The third section, "Critical Approaches to the Novel," has the most idiosyncratic ideas for explicating UTC. Each author seems to offer a unique take on the novel. The Freudian "Masochistic Eroticism in UTC" study was a little over the top for me, but if you too found "sadomasochistic fantasies" (158) in UTC, you might want to take a peek. Unless you're looking for specific texts to teach with UTC or methodology you can skip over Jamie Stanesa's article that basically outlines her semester lesson plans. Sharon Carson's article presents some good resources for the African-American responses to UTC and Bush offers possible writing assignments for undergraduates and uses Mr. Jefferson's Declaration of Independence as the basis of Stowe's ideas of equality. My favorite article and the one most relevant to our discussions in ENAM 982 is Kimberly Hebert's "Acting the Nigger." Even though Hebert takes the "high road" and does not specifically address her audience or give specific approaches to teaching, she has a fascinating read on Topsy and her transformation in Tom Shows.
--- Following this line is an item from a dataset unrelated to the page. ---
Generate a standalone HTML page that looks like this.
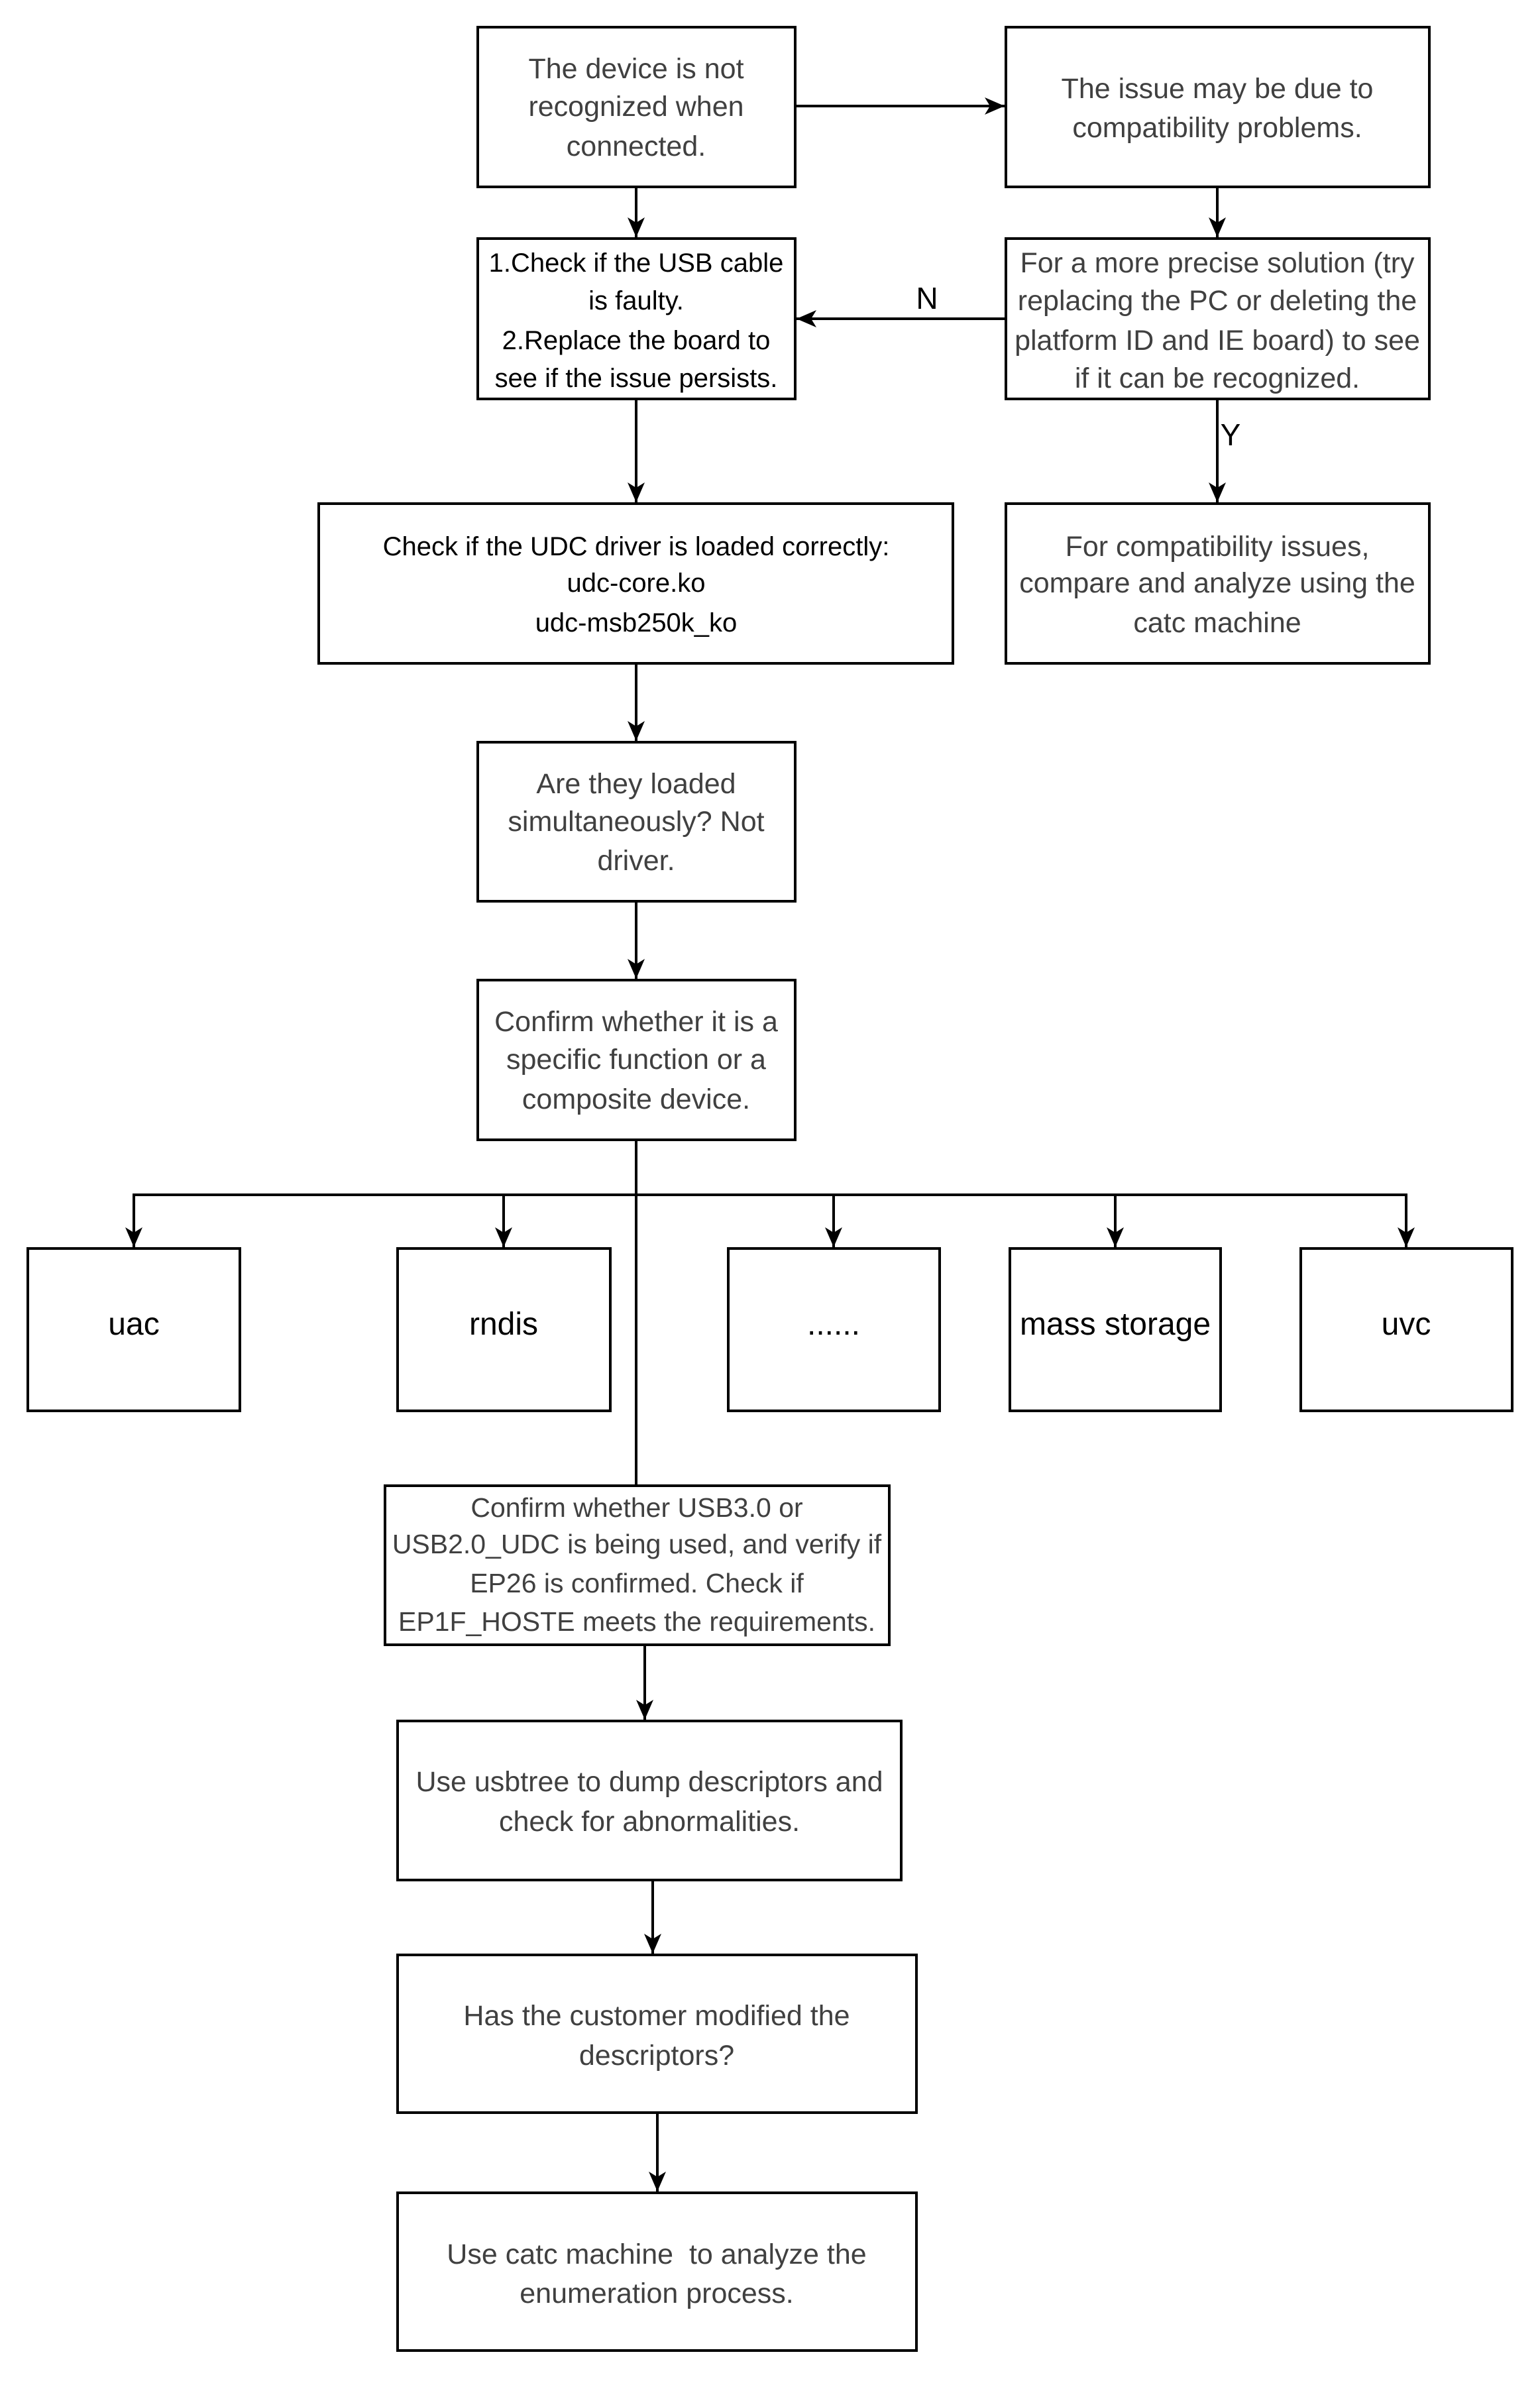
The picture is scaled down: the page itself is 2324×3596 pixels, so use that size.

She gives clear argumentation and evidence as to how the evolution of Topsy into an "ugly, untouchable, and uncivilized" (185) imp was a precursor to Pecola in Morrison's The Bluest Eye and to the Shirley Temple "half Topsy half Eva" movie character. Her article is an interesting commentary on American society's appropriation of Topsy in ways Stowe did not intend.
I recommend Approaches to Teaching Uncle Tom's Cabin because it offers a wide range of credible scholarship and only a bit of the ludicrous.